Dünya, büyük bir afetle karşı karşıya. Sinsi bir düşmanla boğuşuyor. Bireyler, toplumlar ve ülkeler arasında menfaate bağlı sinsi saldırılar olduğu zaman, yazıyla, sözle, kaba kuvvetle veya topla, tüfekle, tankla çözülebiliyor. Ama bu çıkış yeri, hedefi ve amacı belli olmayan sahipsiz virüs, serseri mayın gibi ortada dolaşıyor. Pek çok ülke kimyasal harbin içerisinde.
Düşman belli olmayınca karşı hücuma geçilemiyor… Ancak hijyenik temizlikle, maske ile, eve kapanmakla sosyal mesafe ile kendimizi korumaya çalışıyoruz. Bu korunmanın süresi biraz uzayacak gibi görünüyor ama sabredeceğiz.
Türkiye vaka tespiti, karantina, yoğun bakım, yatak kapasitesi vb. konularda başarılı… Hatta bazı devletlere tıbbi yardımda bulunuyor.
Bizler canla başla çalıştığını gördüğümüz bütün sağlık ordusunu takdir ediyoruz.
Geçen ay bir hafta boyunca akşamları pencerelere çıkarak, ışıkları yakıp söndürerek onları alkışladık.
Bu virüs bizi daha önce yapmamız gereken kişisel ve toplumsal temizlik kurallarını hatırlattı. Memleketi çevre temizliğine zorladı. Hava temizlendi bembeyaz bulutlar kucaklaştı, denizler pırıl pırıl oldu, balıklar göbek atıyor.…
Yıllar önce İLO’nun davetlisi olarak gittiğim İsviçre’nin bir hafta sonu gezisinde kırsal kesimlerinde geçerken serpme evlerin önünden ip gibi yükselen dumanları görünce arkadaşıma sordum:
“Bu dumanlar nedir?”
O da “Bugün OT YAKMA GÜNÜ, her ev çevresindeki çöpleri yakıyor.

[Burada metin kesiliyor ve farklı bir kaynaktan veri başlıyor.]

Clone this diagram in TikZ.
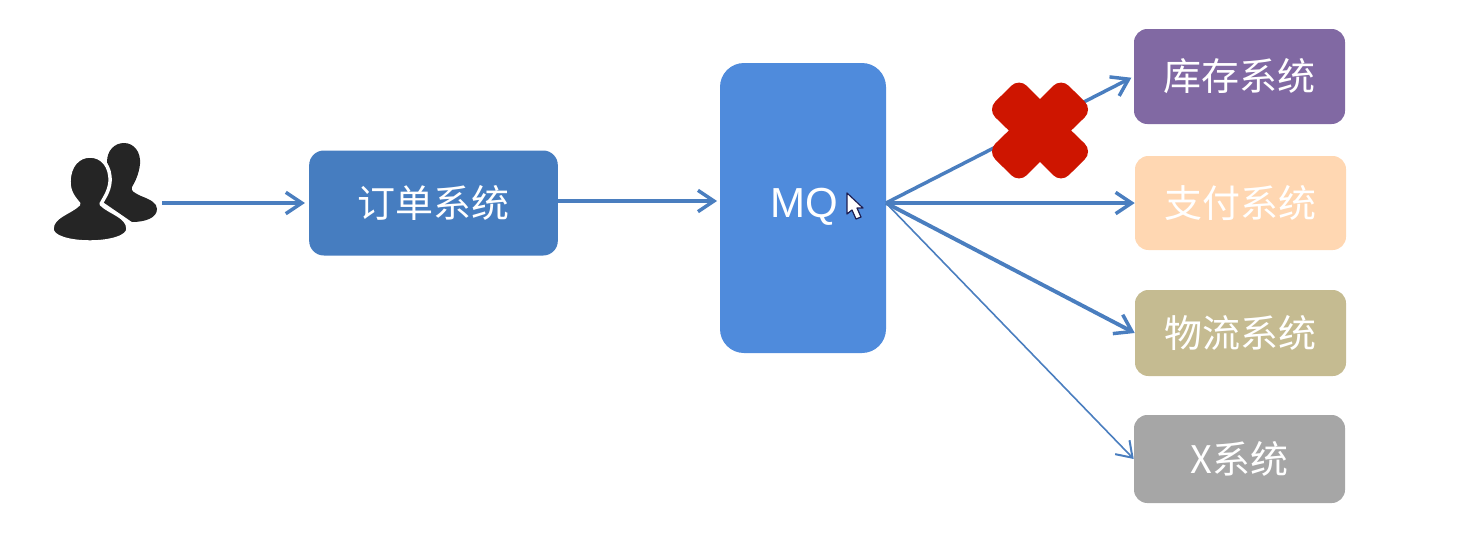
\documentclass[tikz,border=0pt]{standalone}
\usepackage{fontspec}
\setmainfont{Liberation Sans}
\newfontfamily\cjk{Noto Sans CJK SC}
\usetikzlibrary{arrows.meta,calc}
\definecolor{arrowblue}{HTML}{4A7EBF}
\definecolor{orderblue}{HTML}{467DC0}
\definecolor{mqblue}{HTML}{4F8BDC}
\definecolor{kucun}{HTML}{8169A3}
\definecolor{zhifu}{HTML}{FFD7B2}
\definecolor{wuliu}{HTML}{C5BB91}
\definecolor{xsys}{HTML}{A6A6A6}
\definecolor{crossred}{HTML}{CE1500}
\definecolor{icondark}{HTML}{252525}
\tikzset{
  sysbox/.style={rectangle,rounded corners=10pt,inner sep=0pt,text=white,font=\fontsize{28.5pt}{32pt}\selectfont\cjk},
  flow/.style={draw=arrowblue,line width=2.6pt,-{Straight Barb[length=12pt,width=16pt,line width=2.6pt]}},
  thinflow/.style={flow,line width=1.2pt,-{Straight Barb[length=11pt,width=15pt,line width=1.5pt]}},
  person/.style={fill=icondark,draw=white,line width=2.6pt,line join=round},
}
\begin{document}
\begin{tikzpicture}[x=0.75pt,y=-0.75pt]
\useasboundingbox (0,0) rectangle (1477,540);
% people icon
\path[person,draw=none] (107,162) .. controls (107,150) and (115,143) .. (124,143) .. controls (134,143) and (141,152) .. (140,164) .. controls (139,174) and (135,182) .. (132,187) .. controls (130,191) and (135,193) .. (141,196) .. controls (151,200) and (157,203) .. (157,209) .. controls (157,218) and (145,222) .. (132,222) -- (100,200) -- (110,172) -- cycle;
\path[person] (69,182) .. controls (69,166) and (78,156) .. (90,156) .. controls (102,156) and (111,166) .. (110,182) .. controls (109,192) and (104,198) .. (101,204) .. controls (110,213) and (128,216) .. (128,229) .. controls (128,237) and (110,242) .. (90,242) .. controls (69,242) and (52,237) .. (52,229) .. controls (52,216) and (70,213) .. (79,204) .. controls (74,198) and (69,192) .. (69,182) -- cycle;
\coordinate (usr) at (162,203);
% boxes
\node[sysbox,fill=orderblue,rounded corners=11pt,minimum width=186.5pt,minimum height=78.75pt] (order) at (433.5,203) {订单系统};
\node[sysbox,fill=mqblue,rounded corners=18pt,minimum width=124.5pt,minimum height=217.5pt] (mq) at (803,208) {};
\node[text=white,font=\fontsize{31.5pt}{34pt}\selectfont,inner sep=0pt] (mqlabel) at (804,207) {MQ};
\node[sysbox,fill=kucun,minimum width=158.25pt,minimum height=71.25pt] (kc) at (1239.5,76.5) {库存系统};
\node[sysbox,fill=zhifu,minimum width=158.25pt,minimum height=70.5pt] (zf) at (1240.5,203) {支付系统};
\node[sysbox,fill=wuliu,minimum width=158.25pt,minimum height=64.5pt] (wl) at (1240.5,333) {物流系统};
\node[sysbox,fill=xsys,minimum width=158.25pt,minimum height=66pt] (xs) at (1239.5,459) {X系统};
% connector ends
\coordinate (mqout) at (886,203);
% connectors
\draw[flow,shorten >=3pt] (usr) -- (order.west);
\draw[flow,shorten >=2pt] (order.east |- 0,201) -- (mq.west |- 0,201);
\draw[flow,shorten >=2pt] (mqout) -- (kc.west);
\draw[flow] (mqout) -- (zf.west);
\draw[flow,line width=2.9pt] (mqout) -- (wl.west);
\draw[thinflow] (mqout) -- (xs.west);
% red cross
\path[fill=crossred,draw=crossred,line width=16.5pt,line join=round] (1040,114.6) -- (1019,93.6) -- (1003,109.5) -- (1024.6,130.5) -- (1003,151.5) -- (1019,167.4) -- (1040,146.4) -- (1061,167.4) -- (1077,151.5) -- (1055.4,130.5) -- (1077,109.5) -- (1061,93.6) -- cycle;
% mouse pointer
\path[fill=white,draw=icondark!80!blue,line width=0.9pt,line join=round] (847,193) -- (847,214) -- (852,210) -- (856,219) -- (861,217) -- (857,208) -- (863,208) -- cycle;
\end{tikzpicture}
\end{document}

İp gibi dumanları görenler her ev de çöplerini toplayıp yakarak OT YAKMA GÜNÜ ‘ne katılıyor” dedi.…
Virüsten korunmanın en önemli yöntemlerinden biri olan eve kapanma zaruretini yeni yeni anlamaya başladık. Gazeteler her gün yazıyor, radyolar, televizyonlar bar bar bağırıyor, camilerde ezanla birlikte anons yapılıyor, yakalananlara ceza kesiliyor.
Pek çok kişi bundan sıkılıyor, bazı arkadaşlar da eve kapanmanın verdiği imkân sayesinde bir şeyler üretiyor, pek çoğu da eşini dostunu arıyor. Bazıları da sosyal medya ile iç içe zaman geçiriyor.
WhatsApp gruplarında iki kelime yazacak yer bulunmuyor. Sayfa sayfa aktarmalar, her türlü videolar, resimler, sabahları günaydınlar, akşamları iyi akşamlar, alkışlar çiçekler böcekler gırla …
Virüsten kurtulmanın en etkin çaresinin eve kapanma olduğu defalarca dile getirildi. Buna rağmen bazı kaçamaklar oluyor.
Geçenlerde hâl hatır sormak için sevdiğim bir arkadaşımı aradım.
“Vakit nasıl geçiyor, sokağa çıkma yasağına uyuyor musun?” dedim. O da “Birkaç gün önce ufak tefek bir şeyler almak için arabama atlayıp B….Hali’ne gittim. Kapıda polisler çevirdi. Yaşınız 65’in üstünde içeri giremezsiniz” dediler.
Israr ettiysem de kabul etmediler. Ben de arabamın kapısını kapattım, onlardan uzaklaşınca Hal’in arka kapısına dolaşarak içeri girdim” deyince ben de ona “Aferin iyi halt etmişsin, sen böyle yaparsan başkası ne yapmaz” dedim.
Sevgili dostlarım biz 100 yıl önce Kurtuluş Savaşı’nı kazanan kenetlenmiş bir milletiz. Bu savaştan da başarı ile çıkacağız.
Yeter ki kurallara ve yasaklara uyalım ve gevşemeyelim. Gerçek dostlarımızla bir arada olmayı, şakalaşmayı, gezmeyi, tozmayı, “Kalenin bedenleri”ni, “Oy bahçenize”yi , “Emmiler emmiler”i söylemeyi özledik.
Haydi arkadaşlar kuralları uygulamaya gevşemeden devam edelim.